To achieve this, we apply inverse operations that undo the operations being performed on the variable. Since our variable (\(y\)) is being divided by 5, we do the opposite—multiply both sides of the equation by 5. This action accomplishes two things: it eliminates the denominator next to the variable, and it leaves the variable alone on one side of the equation, hence isolated. This is a fundamental step since it paves the way for simplification and ultimately finding the solution.

Once we have isolated the variable, the next action is equation simplification. Simplifying an equation involves carrying out the operations that lead to the simplest form of the equation. For the given example, after we have multiplied both sides by 5, the equation simplifies to \( y = 4 \times 5 \).

This process of simplifying can sometimes be more complex, involving distributing products over sums, combining like terms, or cancelling common factors. However, in our straightforward example, it merely results in \( y = 20 \), which is already in its simplest form. Whenever simplifying equations, keep in mind to perform the same operation on both sides of the equation to maintain its balance. Keeping equations manageable and straightforward aids in reducing computational errors and paves the way for accurate solution verification.

The final step in solving equations, and a step that should never be overlooked, is solution verification. This involves plugging the solved value back into the original equation to ensure it holds true. Going back to our example, the purported solution is \( y = 20 \). To verify this, we replace \(y\) with 20 in the original equation \( \frac{y}{5} = 4 \).

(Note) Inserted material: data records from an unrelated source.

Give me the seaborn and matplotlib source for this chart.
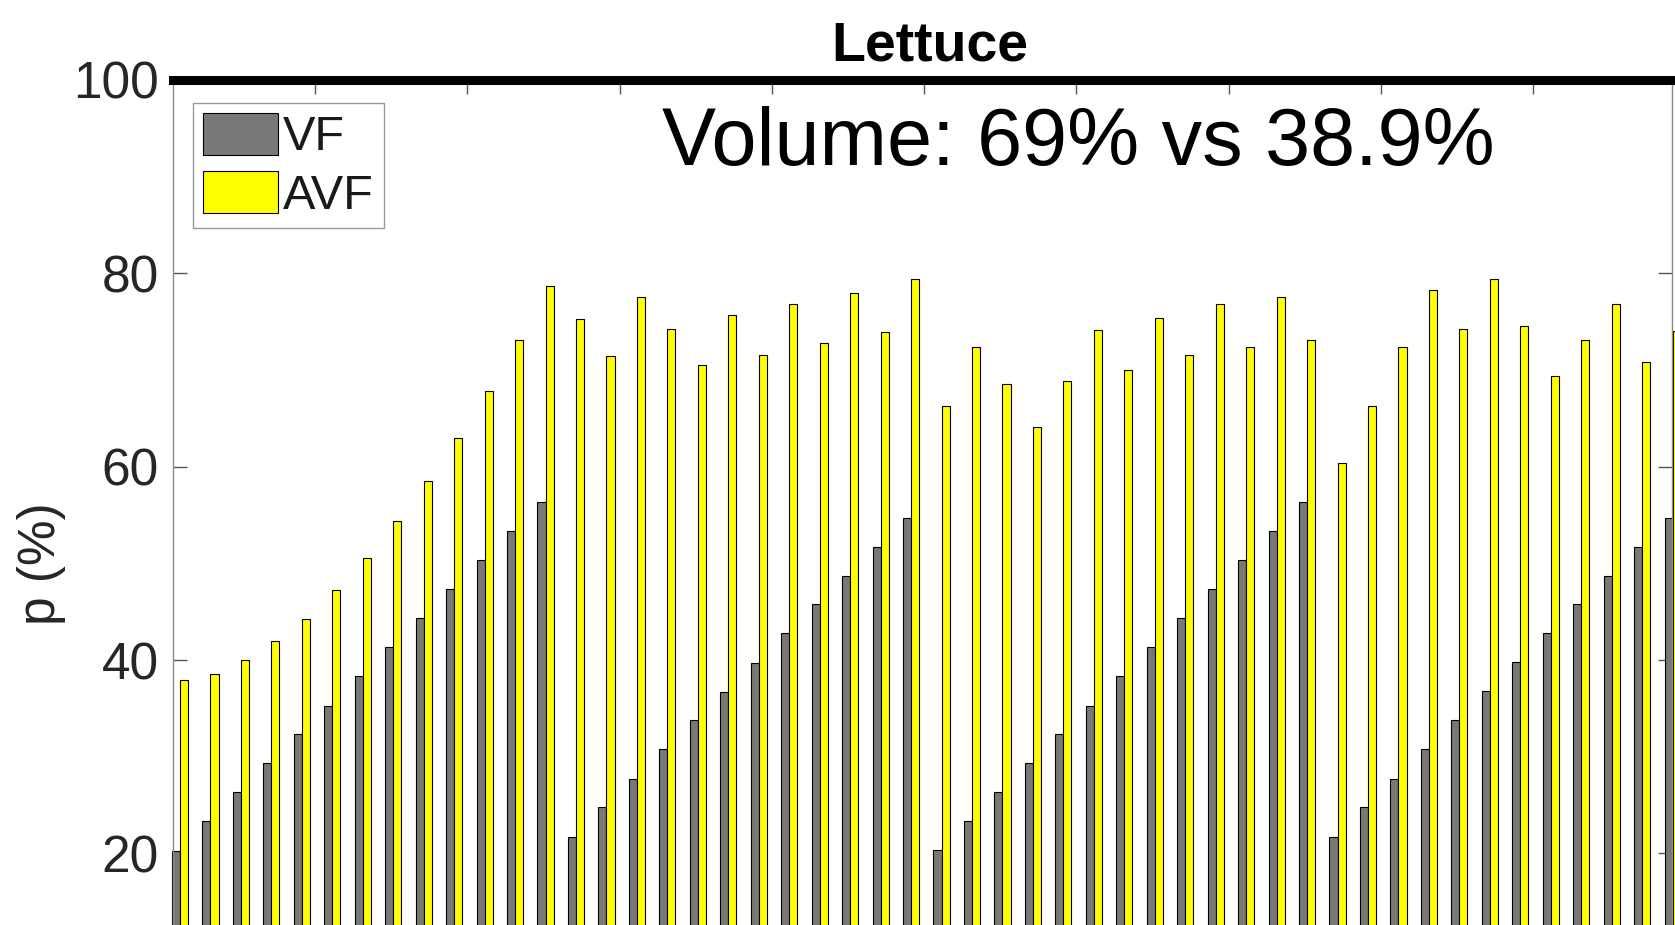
import numpy as np
import pandas as pd
import seaborn as sns
from matplotlib import pyplot as plt

# values (p in %), one bar pair per sample
samples = list(range(1, 51))
vf = [20.2, 23.3, 26.3, 29.3, 32.3, 35.2, 38.3, 41.3, 44.3, 47.3, 50.3, 53.3, 56.3,
      21.7, 24.8, 27.7, 30.8, 33.8, 36.7, 39.7, 42.8, 45.8, 48.7, 51.7, 54.7,
      20.3, 23.3, 26.3, 29.3, 32.3, 35.2, 38.3, 41.3, 44.3, 47.3, 50.3, 53.3, 56.3,
      21.7, 24.8, 27.7, 30.8, 33.8, 36.8, 39.8, 42.8, 45.8, 48.7, 51.7, 54.7]
avf = [37.9, 38.6, 40.0, 42.0, 44.2, 47.2, 50.6, 54.4, 58.5, 63.0, 67.8, 73.1, 78.7,
       75.3, 71.5, 77.6, 74.2, 70.5, 75.7, 71.6, 76.8, 72.8, 78.0, 73.9, 79.4,
       66.3, 72.4, 68.6, 64.1, 68.9, 74.1, 70.0, 75.4, 71.6, 76.8, 72.4, 77.6, 73.1,
       60.4, 66.3, 72.4, 78.3, 74.2, 79.4, 74.6, 69.4, 73.1, 76.8, 70.8, 74.0]
groups = ["VF", "AVF"]
colors = {"VF": "#787876", "AVF": "#ffff00"}
title = "Lettuce"
note = "Volume: 69% vs 38.9%"

df = pd.DataFrame({"sample": samples * 2,
                   "p": vf + avf,
                   "group": ["VF"] * len(vf) + ["AVF"] * len(avf)})

sns.set_style("ticks")
plt.rcParams["font.family"] = ["Liberation Sans", "DejaVu Sans"]

W, H = 1675, 925
fig = plt.figure(figsize=(W / 100, H / 100), dpi=100)
# axes run past the bottom of the figure (reference is cropped there)
top_px, px_per_unit = 80, 9.667
h_px = 100 * px_per_unit
ax = fig.add_axes([173 / W, 1 - (top_px + h_px) / H, 1499 / W, h_px / H])

sns.barplot(data=df, x="sample", y="p", hue="group", hue_order=groups,
            palette=colors, saturation=1, width=0.53, gap=0,
            edgecolor="black", linewidth=0.8, ax=ax)
for cont in ax.containers:
    for bar in cont:
        bar.set_clip_on(False)

ax.set_ylim(0, 100)
ax.set_xlim(-0.23, 48.98)
ax.set_yticks([20, 40, 60, 80, 100])
ax.set_xticks(np.arange(4.43, 49, 5))
ax.set_xticklabels([])
ax.tick_params(axis="both", direction="in", length=10, width=1,
               color="#555555", top=True, right=True, labelsize=37,
               labelcolor="#262626", pad=10)
ax.set_xlabel("")
ax.set_ylabel("p (%)", fontsize=37, color="#262626")
ax.yaxis.set_label_coords(-0.0714, 0.5)

for side in ["left", "right", "bottom"]:
    ax.spines[side].set_color("#8a8a8a")
    ax.spines[side].set_linewidth(1)
ax.spines["top"].set_color("black")
ax.spines["top"].set_linewidth(6.5)

ax.set_title(title, fontsize=40, fontweight="bold", color="black",
             pad=14, x=0.505)
fig.text(662 / W, 1 - 165 / H, note, fontsize=58.3, color="black",
         ha="left", va="baseline")

h, l = ax.get_legend_handles_labels()
leg = ax.legend(h, l, loc="upper left", bbox_to_anchor=(193 / W, 1 - 103 / H),
                bbox_transform=fig.transFigure, borderaxespad=0,
                fancybox=False, framealpha=1, edgecolor="#999999",
                fontsize=35, handlelength=1.55, handleheight=0.95,
                handletextpad=0.1, labelspacing=0.22, borderpad=0.2)
leg.get_frame().set_linewidth(1)
for t in leg.get_texts():
    t.set_color("#1a1a1a")

fig.savefig("out.png", dpi=100)
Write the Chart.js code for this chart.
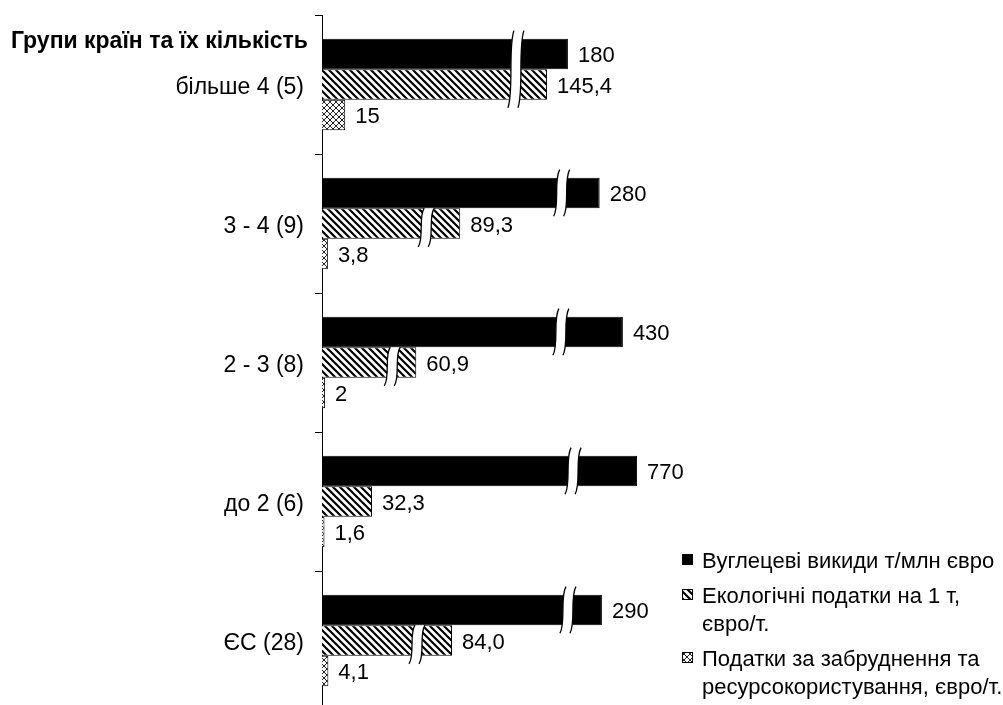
<!DOCTYPE html>
<html>
<head>
<meta charset="utf-8">
<script src="https://cdn.jsdelivr.net/npm/chart.js@4/dist/chart.umd.min.js"></script>
<style>
    html, body { margin: 0; padding: 0; background: #fff; overflow: hidden; }
    #wrap { width: 1003px; height: 710px; }
</style>
</head>
<body>
<div id="wrap"><canvas id="myChart"></canvas></div>
<script>
const grupy = ["більше 4 (5)", "3 - 4 (9)", "2 - 3 (8)", "до 2 (6)", "ЄС (28)"];
const vykydy = [180, 280, 430, 770, 290];
const ekoPodatky = [145.4, 89.3, 60.9, 32.3, 84.0];
const zabrudnennia = [15, 3.8, 2, 1.6, 4.1];
const nazvySerii = [
    ["Вуглецеві викиди т/млн євро"],
    ["Екологічні податки на 1 т,", "євро/т."],
    ["Податки за забруднення та", "ресурсокористування, євро/т."]
];
const zagolovok = "Групи країн та їх кількість";

const shryft = "Arial, 'Liberation Sans', sans-serif";

// вісь з розривом: до 150 лінійно, далі стиснуто
const porig = 150;
function stysk(v) {
    return v <= porig ? v : porig + 55 * (1 - Math.exp(-(v - porig) / 170));
}
function rozstysk(u) {
    return u <= porig ? u : porig - 170 * Math.log(1 - (u - porig) / 55);
}

class RozryvScale extends Chart.LinearScale {
    static id = "rozryv";
    static defaults = Chart.LinearScale.defaults;
    getPixelForValue(value) {
        if (value === null || value === undefined) return NaN;
        return super.getPixelForValue(stysk(value));
    }
    getValueForPixel(pixel) {
        return rozstysk(super.getValueForPixel(pixel));
    }
}
Chart.register(RozryvScale);

function shtrykhovka() {
    const n = 7;
    const c = document.createElement("canvas");
    c.width = n; c.height = n;
    const g = c.getContext("2d");
    g.fillStyle = "#fff";
    g.fillRect(0, 0, n, n);
    g.strokeStyle = "#000";
    g.lineWidth = 2.2;
    g.beginPath();
    g.moveTo(-2, -2); g.lineTo(n + 2, n + 2);
    g.moveTo(-2, n - 2); g.lineTo(2, n + 2);
    g.moveTo(n - 2, -2); g.lineTo(n + 2, 2);
    g.stroke();
    return g.createPattern(c, "repeat");
}

function sitka() {
    const n = 6;
    const c = document.createElement("canvas");
    c.width = n; c.height = n;
    const g = c.getContext("2d");
    g.fillStyle = "#fff";
    g.fillRect(0, 0, n, n);
    g.strokeStyle = "#222";
    g.lineWidth = 1;
    g.beginPath();
    g.moveTo(0, 0); g.lineTo(n, n);
    g.moveTo(n, 0); g.lineTo(0, n);
    g.stroke();
    return g.createPattern(c, "repeat");
}

const zalyvky = ["#000", shtrykhovka(), sitka()];

// де малювати розриви: категорія, стовпці, відступ від кінця першого стовпця
const rozryvy = [
    { i: 0, ds: [0, 1], dx: 52 },
    { i: 1, ds: [0], dx: 38 },
    { i: 1, ds: [1], dx: 34 },
    { i: 2, ds: [0], dx: 62 },
    { i: 2, ds: [1], dx: 24 },
    { i: 3, ds: [0], dx: 64 },
    { i: 4, ds: [0], dx: 34 },
    { i: 4, ds: [1], dx: 35 }
];

function kryva(ctx, x, top, bottom) {
    const h = bottom - top, s = 3;
    ctx.moveTo(x + s, top);
    ctx.bezierCurveTo(x - 3, top + h * 0.22, x + 3, bottom - h * 0.22, x - s, bottom);
}

function maliuvatyRozryv(ctx, x, top, bottom) {
    const h = bottom - top, w = 10, s = 3;
    const l = x - w / 2, r = x + w / 2;
    ctx.save();
    ctx.beginPath();
    ctx.moveTo(l + s, top);
    ctx.bezierCurveTo(l - 3, top + h * 0.22, l + 3, bottom - h * 0.22, l - s, bottom);
    ctx.lineTo(r - s, bottom);
    ctx.bezierCurveTo(r + 3, bottom - h * 0.22, r - 3, top + h * 0.22, r + s, top);
    ctx.closePath();
    ctx.fillStyle = "#fff";
    ctx.fill();
    ctx.beginPath();
    kryva(ctx, l, top, bottom);
    kryva(ctx, r, top, bottom);
    ctx.strokeStyle = "#000";
    ctx.lineWidth = 1.3;
    ctx.stroke();
    ctx.restore();
}

const rozryvPlugin = {
    id: "rozryvPlugin",
    afterDatasetsDraw(chart) {
        const ctx = chart.ctx;
        rozryvy.forEach(r => {
            const bary = r.ds.map(d => chart.getDatasetMeta(d).data[r.i]);
            const pershyi = bary[0], ostannii = bary[bary.length - 1];
            const x = pershyi.x - r.dx;
            const top = pershyi.y - pershyi.height / 2 - (r.ds[0] === 0 ? 8 : 0);
            const bottom = ostannii.y + ostannii.height / 2 + 8;
            maliuvatyRozryv(ctx, x, top, bottom);
        });
    }
};

const pidpysPlugin = {
    id: "pidpysPlugin",
    afterDatasetsDraw(chart) {
        const ctx = chart.ctx;
        ctx.save();
        ctx.font = "22px " + shryft;
        ctx.fillStyle = "#000";
        ctx.textAlign = "left";
        ctx.textBaseline = "middle";
        chart.data.datasets.forEach((ds, d) => {
            chart.getDatasetMeta(d).data.forEach((bar, i) => {
                const v = ds.data[i];
                const t = d === 1 ? v.toFixed(1).replace(".", ",") : String(v).replace(".", ",");
                ctx.fillText(t, bar.x + 10, bar.y + 2);
            });
        });
        // заголовок осі
        ctx.font = "bold 23px " + shryft;
        ctx.textAlign = "right";
        ctx.fillText(zagolovok, 308, 42);
        ctx.restore();
    }
};

const legendaPlugin = {
    id: "legendaPlugin",
    afterDraw(chart) {
        const ctx = chart.ctx;
        const ryadky = [[562], [597, 625], [660, 688]];
        ctx.save();
        ctx.font = "22px " + shryft;
        ctx.textBaseline = "middle";
        ctx.textAlign = "left";
        nazvySerii.forEach((nazva, k) => {
            const y0 = ryadky[k][0];
            ctx.fillStyle = zalyvky[k];
            ctx.fillRect(682, y0 - 8, 11, 11);
            ctx.strokeStyle = "#000";
            ctx.lineWidth = 1;
            ctx.strokeRect(682.5, y0 - 7.5, 10, 10);
            ctx.fillStyle = "#000";
            nazva.forEach((t, j) => {
                ctx.fillText(t, 702, ryadky[k][j]);
            });
        });
        ctx.restore();
    }
};

const ctx = document.getElementById("myChart").getContext("2d");
const myChart = new Chart(ctx, {
    type: "bar",
    data: {
        labels: grupy,
        datasets: [
            { label: nazvySerii[0].join(" "), data: vykydy, backgroundColor: zalyvky[0] },
            { label: nazvySerii[1].join(" "), data: ekoPodatky, backgroundColor: zalyvky[1] },
            { label: nazvySerii[2].join(" "), data: zabrudnennia, backgroundColor: zalyvky[2] }
        ]
    },
    options: {
        indexAxis: "y",
        responsive: true,
        maintainAspectRatio: false,
        animation: false,
        layout: { padding: { top: 15, right: 0, bottom: 0, left: 0 } },
        datasets: {
            bar: {
                borderColor: "#000",
                borderWidth: 1,
                categoryPercentage: 0.66,
                barPercentage: 1
            }
        },
        plugins: {
            legend: { display: false },
            tooltip: { enabled: false }
        },
        scales: {
            x: {
                type: "rozryv",
                min: 0,
                max: 440,
                display: false
            },
            y: {
                afterFit(scale) {
                    scale.width = 322;
                    scale.paddingTop = 0;
                    scale.paddingBottom = 0;
                },
                grid: {
                    display: true,
                    drawOnChartArea: false,
                    drawTicks: true,
                    tickLength: 7,
                    color: "#000",
                    offset: true
                },
                border: { display: true, color: "#000", width: 1 },
                ticks: {
                    color: "#000",
                    padding: 11,
                    labelOffset: 3,
                    font: { family: shryft, size: 23 }
                }
            }
        }
    },
    plugins: [rozryvPlugin, pidpysPlugin, legendaPlugin]
});
</script>
</body>
</html>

This gives us \( \frac{20}{5} = 4 \), which simplifies to \( 4 = 4 \). Since the left side equals the right side, the solution is verified. This is an indispensable step because it confirms the accuracy of our work and assures us that the solution found is indeed correct. This confirmation provides confidence in the result, especially when dealing with more complex equations where errors might easily slip in during the simplification process.